Six new manganese­(II) complexes of formulas [Mn2(Rmal)2(H2O)2(azpy)]n (1–3), [Mn­(Phmal)­(H2O)­(azpy)]n (4), [Mn2(Et2mal)2(H2O)4(azpy)2]n (5), and [Mn­(Bzmal)­(H2O)3(azpy)] (6) [azpy = 4,4′-azobispyridine (1–6), Rmal = methylmalonate (Memal) (1), dimethylmalonate (Me2mal) (2), and butylmalonate (Butmal) (3), Phmal = phenylmalonate (4), Et2mal = diethylmalonate (5), and Bzmal = benzylmalonate (6)] were synthesized and structurally characterized by single-crystal X-ray diffraction. Complexes 1–3 are three-dimensional compounds whose structure consists of corrugated layers of manganese­(II) linked through syn–anti carboxylate (Rmal) bridges, which are pillared through the bis-monodentate azpy molecule. Complex 4 has a layered structure of manganese­(II) ions connected by carboxylate (Phmal) bridges in the syn–anti coordination mode as in 1–3, the azpy group acting here as a terminally bound monodentate ligand. The structure of 5 consists of Et2mal–Mn­(II) neutral chains linked through the azpy ligand, giving rise to a complex three-dimensional network. Complex 6 is constituted by neutral [Mn­(Bzmal)­(H2O)3(azpy)] mononuclear units, which are interlinked through O–H···O, O–H···N, and π–π type intermolecular interactions to afford a three-dimensional supramolecular structure. The topological analysis of these crystallographic structures shows the occurrence of four different nets: a (3,4)-connected InS-type (1–3), a binodal layered hcb (4), a uninodal CdS-type (5), and a (4,5)-connected tcs topology (6). The magnetic properties of 1–5 were investigated in the 2.0–300 K temperature range. Overall antiferromagnetic behavior occurs in 1–4 with susceptibility maxima in the range 2.8–5.5 K, the exchange pathway being provided by the syn–anti carboxylate (substituted malonate) bridge [manganese–manganese separation in the range 5.4365(3)–5.5274(1) Å]. Very weak antiferromagnetic interactions are observed in 5 through the trans-bis-monodentate Et2mal ligand, the intrachain manganese–manganese separation being 7.328(3) Å. The much larger manganese–manganese separation through the bis-monodentate azpy ligand in 1–5 (values greater than 13.5 Å) accounts for the lack of any significant magnetic interaction though this extended bridge.
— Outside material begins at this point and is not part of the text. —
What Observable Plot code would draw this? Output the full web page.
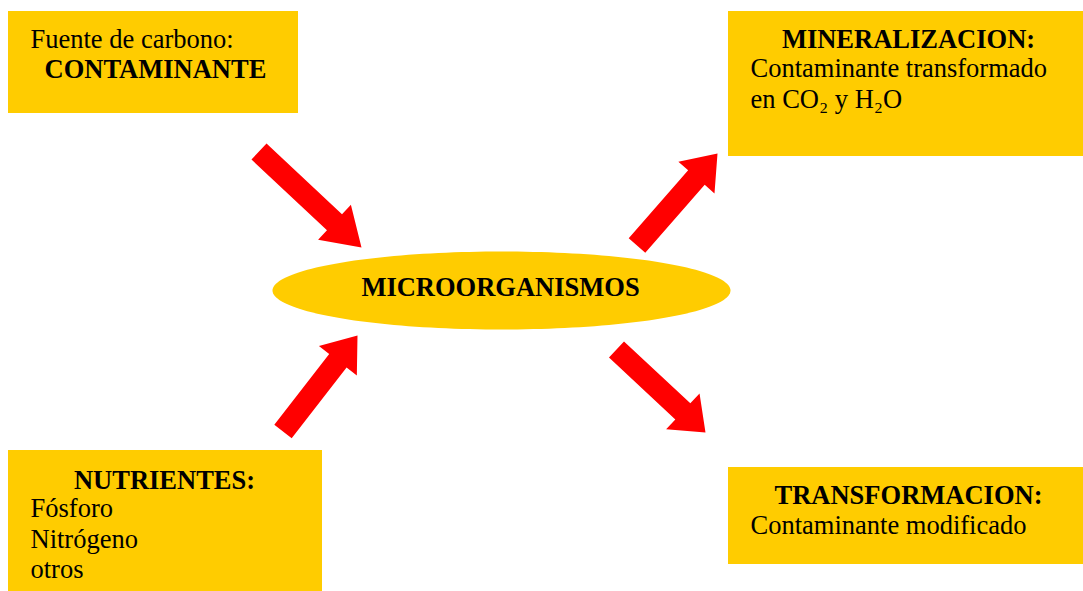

本研究合成了6个新型二价锰配合物，其化学式分别为[Mn₂(Rmal)₂(H₂O)₂(azpy)]ₙ（1~3）、[Mn(Phmal)(H₂O)(azpy)]ₙ（4）、[Mn₂(Et₂mal)₂(H₂O)₄(azpy)₂]ₙ（5）以及[Mn(Bzmal)(H₂O)₃(azpy)]（6）；其中azpy为4,4'-偶氮双吡啶(4,4'-azobispyridine，1~6)，Rmal分别为甲基丙二酸酯(methylmalonate，Memal，1)、二甲基丙二酸酯(dimethylmalonate，Me₂mal，2)与丁基丙二酸酯(butylmalonate，Butmal，3)，Phmal为苯基丙二酸酯(phenylmalonate，4)，Et₂mal为二乙基丙二酸酯(diethylmalonate，5)，Bzmal为苄基丙二酸酯(benzylmalonate，6)。所有配合物均通过单晶X射线衍射完成合成与结构表征。 配合物1~3为三维化合物，其结构由经顺反（syn–anti）羧酸酯（Rmal）桥联的二价锰褶皱层构成，再由双单齿配体azpy作为柱撑基团拓展为三维网络。配合物4具有层状结构，二价锰离子通过与1~3一致的顺反配位模式羧酸酯（Phmal）桥联，而azpy在此充当端基单齿配体。配合物5的结构由Et₂mal-二价锰中性链经azpy配体相互连接，最终形成复杂的三维网络。配合物6由中性单核单元[Mn(Bzmal)(H₂O)₃(azpy)]构成，该单元通过O–H···O、O–H···N及π–π型分子间相互作用相互交联，形成三维超分子结构。 对上述晶体结构开展拓扑分析后发现，共存在四种不同的网络拓扑：1~3为(3,4)-连接的InS型网络，4为双节点层状hcb网络，5为单节点CdS型网络，6为(4,5)-连接的tcs拓扑结构。 针对配合物1~5，我们在2.0~300 K温度范围内对其磁性质进行了研究。配合物1~4整体表现出反铁磁行为，磁化率极大值出现在2.8~5.5 K区间，其磁交换路径由顺反羧酸酯（取代丙二酸酯）桥联提供，锰-锰间距范围为5.4365(3)~5.5274(1) Å。配合物5中通过反式双单齿Et₂mal配体存在极弱的反铁磁相互作用，链内锰-锰间距为7.328(3) Å。而1~5中通过双单齿azpy配体的锰-锰间距均大于13.5 Å，这一特征解释了该扩展桥联未产生显著磁相互作用的原因。